Di conseguenza entrambi gli schieramenti, o partiti, attuano delle strategie economiche di tipo demagogico che servono a garantirsi il voto delle fascie che rappresentano ma facendo in modo che la mobilità sociale rimanga il più possibile bloccata.
Di tutto ciò ne approfittano i ricchi che, grazie ai meccanismi finanziari, aumentano spesso il loro reddito rispetto al resto della popolazione. Inoltre i ricchi sono i maggiori finanziatori dei partiti di entrambi gli schieramenti e quindi sono i maggiori artefici della demagogia con i quali i partiti riescono a mantenere bloccata la mobilità sociale.

Il primo passo da fare è quindi "distruggere" l'oligarchia e questo si può fare attravero le assemblee popolari e un sistema elettorale a costo zero. Per quanto riguarda la mobilità sociale invece occorre favorire meccanismi di redistribuzione dei redditi attraverso un meccanismo che premi le persone che contemporaneamente vengono ritenute più meritevoli e socialmente collaborative. Occorre favorire politiche di investimenti nel settore produttivo piuttosto che gli investimenti finanziari. Occorre favorire politiche che permettano alle aziende di investire in ricerca e in sviluppo e che favoriscano o nuove assunzioni o aumenti salariali. Occorre inoltre fare in modo che la ricchezza che si produce sia reale e quindi attuare dei meccanismi economici che combattano veramente l'inflazione.

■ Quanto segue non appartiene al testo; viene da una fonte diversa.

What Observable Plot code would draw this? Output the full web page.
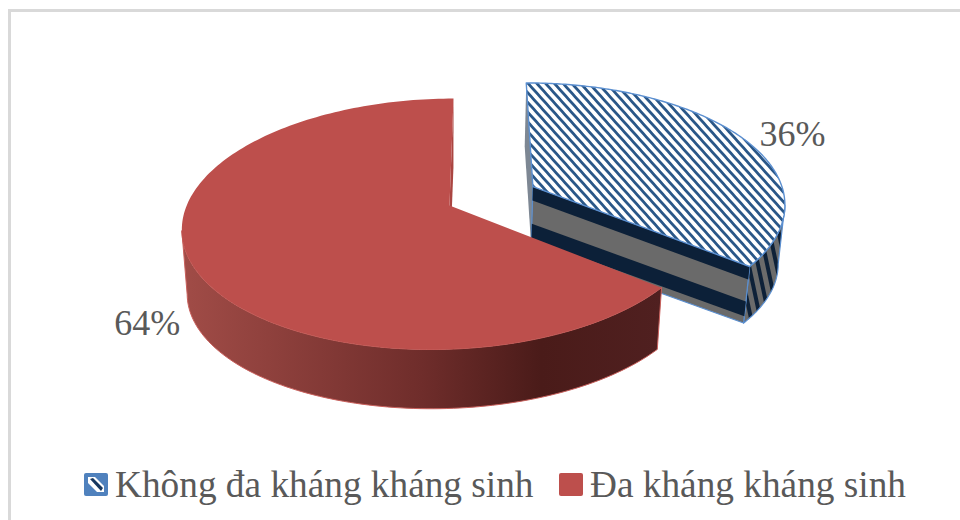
<!DOCTYPE html>
<html lang="vi">
<head>
<meta charset="utf-8">
<script src="https://cdn.jsdelivr.net/npm/d3@7"></script>
<script src="https://cdn.jsdelivr.net/npm/@observablehq/plot@0.6"></script>
<style>
  html, body { margin: 0; padding: 0; width: 960px; height: 520px; overflow: hidden; background: #fff; }
  #chart { position: relative; width: 960px; height: 520px; }
  #frame { position: absolute; left: 8px; top: 9px; right: -4px; bottom: -4px; border: 3px solid #d9d9d9; pointer-events: none; }
  #legend { position: absolute; left: 0; top: 455px; width: 960px; height: 60px;
            font: 37.3px "Liberation Serif", serif; color: #595959; }
  #legend .item { position: absolute; top: 0; height: 58px; display: flex; align-items: center; white-space: nowrap; }
  #legend svg { margin-right: 7px; }
  svg { display: block; }
</style>
</head>
<body>
<div id="chart"><div id="frame"></div></div>
<script>
// Share of isolates by antibiotic resistance, percent
const categories = ["Không đa kháng kháng sinh", "Đa kháng kháng sinh"];
const shares = [36, 64];
const shareLabels = ["36%", "64%"];

// Tilted-disc view: maps disc coordinates (u right, v toward the viewer) to chart units
const view = {A: 258, B: -4.6, C: -3, D: 122.7, g: 0.0226, h: -0.147};
const depthShrink = {x: 0.98, y: 0.96};
const sliceStyle = [
  {off: {u: 0.33, v: -0.15}, radius: 1.02, drop: 59},
  {off: {u: 0, v: 0}, radius: 1, drop: 65}
];

const project = (u, v) => {
  const w = 1 + view.g * u + view.h * v;
  return [(view.A * u + view.B * v) / w, (view.C * u + view.D * v) / w];
};
const pt = (p) => ({x: p[0], y: p[1]});

// Clockwise angles from the top of the disc, one range per slice
const total = d3.sum(shares);
const toAngle = (s) => (s / total) * 2 * Math.PI;
const cumulative = d3.cumsum(shares);
const slices = shares.map((s, i) => ({
  start: toAngle(cumulative[i] - s),
  end: toAngle(cumulative[i]),
  ...sliceStyle[i]
}));
const lower = (s) => ([x, y]) => [x * depthShrink.x, y * depthShrink.y + s.drop];
const onDisc = (s, a, r = s.radius) => project(s.off.u + r * Math.sin(a), s.off.v - r * Math.cos(a));
const arcPoints = (s) => d3.range(0, 181).map((k) => onDisc(s, s.start + (s.end - s.start) * k / 180));
const apex = (s) => project(s.off.u, s.off.v);

const topFace = (s) => [apex(s), ...arcPoints(s), apex(s)].map(pt);
// Outer wall between the rim and its lowered copy, over the given stretch of arc
const rimWall = (s, arc) => [...arc, ...arc.slice().reverse().map(lower(s)), arc[0]].map(pt);
const cutWall = (s, a) => {
  const p = apex(s), q = onDisc(s, a);
  return [p, q, lower(s)(q), lower(s)(p), p].map(pt);
};
// A band of a cut wall between two fractions of its height
const mix = (p, q, t) => [p[0] + (q[0] - p[0]) * t, p[1] + (q[1] - p[1]) * t];
const band = (s, a, t0, t1) => {
  const p = apex(s), q = onDisc(s, a), lo = lower(s);
  return [mix(p, lo(p), t0), mix(q, lo(q), t0), mix(q, lo(q), t1), mix(p, lo(p), t1), mix(p, lo(p), t0)].map(pt);
};

const [kept, resistant] = slices;

// Only the part of each rim facing the viewer has a visible wall: it ends at the sideways extreme
const keptArc = arcPoints(kept);
const keptRim = keptArc.slice(d3.maxIndex(keptArc, (p) => p[0]));
const resistantArc = arcPoints(resistant);
const resistantRim = resistantArc.slice(0, d3.minIndex(resistantArc, (p) => p[0]) + 1);

// Fills that the chart refers to by url()
const defs = () => {
  const d = d3.create("svg:defs");
  const hatch = d.append("pattern").attr("id", "hatch").attr("patternUnits", "userSpaceOnUse")
    .attr("width", 6.5).attr("height", 6.5).attr("patternTransform", "rotate(48)");
  hatch.append("rect").attr("width", 6.5).attr("height", 6.5).attr("fill", "#fff");
  hatch.append("rect").attr("width", 6.5).attr("height", 2.8).attr("fill", "#2a5788");
  const side = d.append("pattern").attr("id", "sideHatch").attr("patternUnits", "userSpaceOnUse")
    .attr("width", 9).attr("height", 9).attr("patternTransform", "rotate(-12)");
  side.append("rect").attr("width", 9).attr("height", 9).attr("fill", "#6b6b6b");
  side.append("rect").attr("width", 4).attr("height", 9).attr("fill", "#0e2138");
  const wall = d.append("linearGradient").attr("id", "redWall").attr("gradientUnits", "objectBoundingBox");
  [[0, "#a14c47"], [0.5, "#6f2d2b"], [0.75, "#4a1b19"], [1, "#502020"]].forEach(([o, c]) =>
    wall.append("stop").attr("offset", o).attr("stop-color", c));
  return d.node();
};

const navy = "#0c2038", grey = "#6a6a6a", edge = "#5b8fd0", ink = "#595959";

const marks = [
  defs,
  // Exploded slice: walls behind the top face
  Plot.line(cutWall(kept, kept.start), {x: "x", y: "y", fill: "#7d8793", stroke: "none"}),
  Plot.line(rimWall(kept, keptRim), {x: "x", y: "y", fill: "url(#sideHatch)", stroke: edge, strokeWidth: 1.2}),
  Plot.line(cutWall(kept, kept.end), {x: "x", y: "y", fill: grey, stroke: edge, strokeWidth: 1.2}),
  Plot.line(band(kept, kept.end, 0, 0.23), {x: "x", y: "y", fill: navy, stroke: "none"}),
  Plot.line(band(kept, kept.end, 0.62, 0.88), {x: "x", y: "y", fill: navy, stroke: "none"}),
  Plot.line(topFace(kept), {x: "x", y: "y", fill: "url(#hatch)", stroke: edge, strokeWidth: 1.4}),
  // Main slice
  Plot.line(cutWall(resistant, resistant.end), {x: "x", y: "y", fill: "#aa4541", stroke: "none"}),
  Plot.line(rimWall(resistant, resistantRim), {x: "x", y: "y", fill: "url(#redWall)", stroke: "#c9605c", strokeWidth: 1}),
  Plot.line(topFace(resistant), {x: "x", y: "y", fill: "#bd4f4c", stroke: "none"}),
  // Percentage labels, placed outward along each slice's middle angle
  Plot.text([0], {
    x: () => onDisc(kept, (kept.start + kept.end) / 2, 1.27)[0],
    y: () => onDisc(kept, (kept.start + kept.end) / 2, 1.27)[1],
    text: () => shareLabels[0],
    dx: 4, dy: 8,
    fontSize: 36, fontFamily: "Liberation Serif", fill: ink
  }),
  Plot.text([0], {
    x: () => onDisc(resistant, (resistant.start + resistant.end) / 2, 1.15)[0],
    y: () => onDisc(resistant, (resistant.start + resistant.end) / 2, 1.15)[1],
    text: () => shareLabels[1],
    dx: -3, dy: 48,
    fontSize: 36, fontFamily: "Liberation Serif", fill: ink
  })
];

const plot = Plot.plot({
  width: 960,
  height: 460,
  margin: 0,
  x: {domain: [-449, 511], range: [0, 960], axis: null},
  y: {domain: [-205, 255], range: [0, 460], axis: null},
  marks
});
document.getElementById("chart").prepend(plot);

// Legend below the chart
const legend = d3.select("#chart").append("div").attr("id", "legend");
const itemLeft = [84, 559];
categories.forEach((name, i) => {
  const item = legend.append("div").attr("class", "item").style("left", `${itemLeft[i]}px`);
  const sw = item.append("svg").attr("width", 24).attr("height", 23);
  if (i === 0) {
    sw.append("rect").attr("width", 24).attr("height", 23).attr("rx", 2).attr("fill", "#4f81bd");
    sw.append("path").attr("d", "M4 4 L11 4 L20 13 L20 19 L13 19 L4 10 Z").attr("fill", "#fff");
    sw.append("path").attr("d", "M6 6 L9 5 L19 15 L17 18 Z").attr("fill", "#17375e");
  } else {
    sw.append("rect").attr("width", 24).attr("height", 23).attr("rx", 2).attr("fill", "#bd4f4c");
  }
  item.append("span").text(name);
});
</script>
</body>
</html>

Ovviamente io ho una mia soluzione per tutto ciò. Una soluzione che non prevede alcun sacrificio in termini di libertà per i cittadini e che prevede un livello di tassazione mediamente più basso di quello attuale, con una diversa organizzazione dello stato sociale che sia più efficiente e soprattutto controllato da larga parte della popolazione.